Vergi ve gelirde adaleti sağlamak, taşeron işçiliğine ve “kölelik ücreti”ne karşı çıkmak için çeşitli eylem ve mitingler düzenlediklerini hatırlatan Atalay, Kamu Toplu İş Sözleşmeleri Çerçeve Protokolü görüşmeleriyle ilgili şu değerlendirmeyi yaptı:
“Tüm kesimlerin hükümetimizden beklentileri var. 600 bin kamu çalışanını kapsayan toplu iş sözleşmeleri için müzakerelerimiz 6 aydır devam ediyor ama beklediğimiz teklif hala tarafımıza iletilmedi. Sosyal adalet adına koşullar kötü ve geçim zor, bu yüzden hükümetler ve işverenler işçilerin sıkıntılarına daha fazla duyarlılık göstermelidir.”
‘Acil Önlemler Alınmalı’
Her yıl birçok işçinin dünya genelinde önlenebilir iş kazaları veya meslek hastalıkları nedeniyle hayatını kaybettiğini hatırlatan Atalay, şöyle devam etti:
“İş yerinde güvenli bir şekilde çalışmak, en temel insan hakkıdır. Bunu sağlamak, ülkeyi yönetenlerin ve işverenlerin öncelikli görevi olmalıdır. Sendikaların örgütlenmesi birçok ülkede baskı ve işten çıkarma tehdidiyle engellenmektedir. Ülkemde, örgütlenme özgürlüğü, grev ve toplu sözleşme hakkı ile ilgili düzenlemeler gözden geçirilmelidir. Kamu çalışanlarının sendikal haklarının önündeki hukuki ve idari engeller kaldırılmalı ve işçilerin, kamu çalışanlarının ve emeklilerin yaşadığı ekonomik sıkıntılara yönelik acil önlemler alınmalıdır.”
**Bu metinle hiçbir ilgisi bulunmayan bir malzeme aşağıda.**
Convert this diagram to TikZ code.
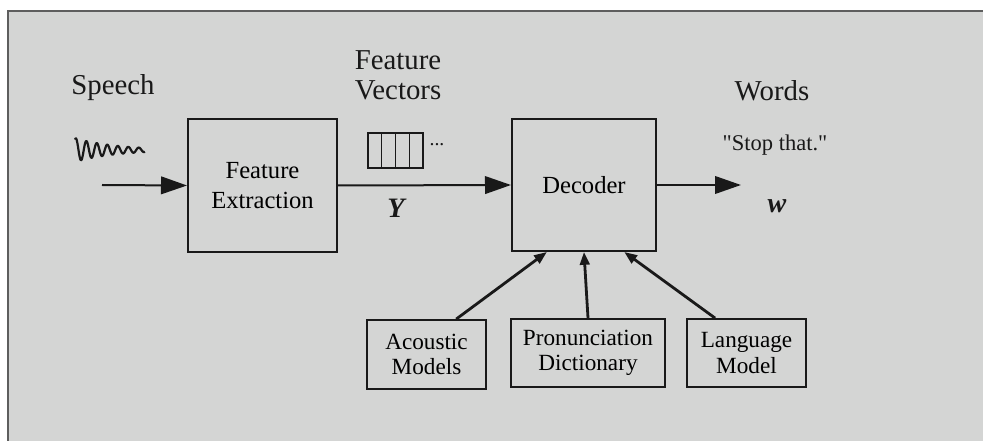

Filistin’deki katliamlar sonucunda, aralarında kadın ve çocukların da bulunduğu on binlerce sivilin yaşamını yitirdiğini hatırlatan Atalay, “Hastaneler, evler, iş yerleri, okullar, ibadethaneler yerle bir oldu. Terörü ve savaşları desteklemek için her yıl milyarlarca dolarlık silah satışları yapılırken, sendikalar ve sivil toplum kuruluşları dünyanın her yerinde demokrasiyi, temel hakları ve özgürlükleri hakim kılmak için mücadele etmektedir.” ifadelerini kullandı.
Atalay, uluslararası topluma bir kez daha Filistin’deki çocukların ve anaların feryadına kulak verilmesi, katliamların durdurulması çağrısında bulundu.